Aucun doute, l’Écosse est bien le pays du golf, là où tout a commencé. Plus de 250 ans après la naissance du Royal & Ancient, le club mythique de Saint Andrews, les parcours continuent de voir le jour, plus de 500 aujourd’hui, offrant aux visiteurs une variété entre les clubs légendaires et des tracés plus modernes, plus spectaculaires mais tout aussi traditionnels.

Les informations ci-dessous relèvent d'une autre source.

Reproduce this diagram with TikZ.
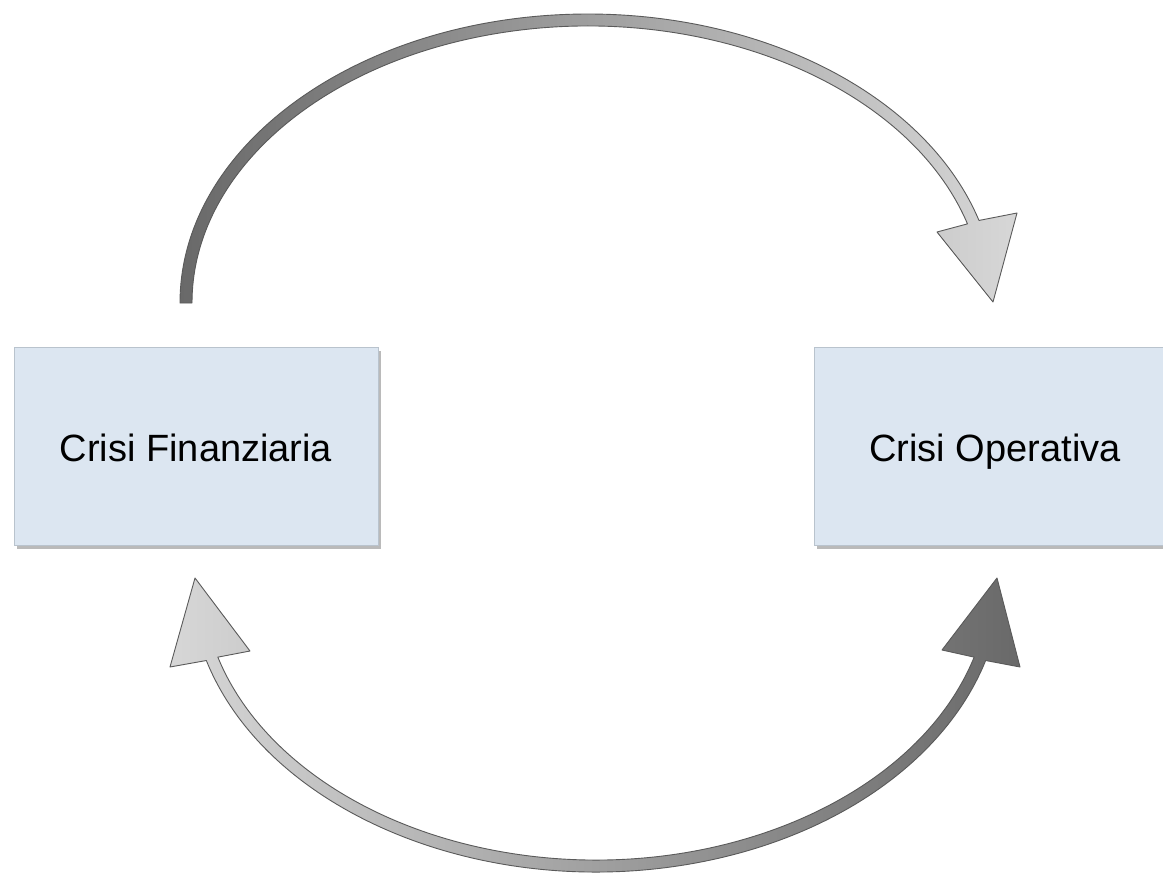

Le débat sur la genèse du golf est un vaste sujet qui va chercher ses racines en Chine, en Hollande, en France selon les hypothèses… Et bien sûr en Écosse, là où les moutons n’ont pas attendu de voir édictées les premières Règles de golf en 1744 à Muirfield pour voir des hommes taper dans des pierres puis des balles sur les vastes dunes du bord de mer. Lors de la création de l’université de Saint Andrews en 1413, le jeu était déjà très populaire. En 1754, la création du Royal & Ancient, installé face à un parcours qui ne s’appelait pas encore le Old Course, a posé les jalons d’un sport naissant. Même si le terrain de l’époque n’a plus rien à voir avec celui qui vient d’accueillir le British Open pour la 29e fois de l’existence du plus ancien tournoi au monde, ce site demeure la référence dès que l’on parle de l’Histoire du golf.
La Mecque écossaise.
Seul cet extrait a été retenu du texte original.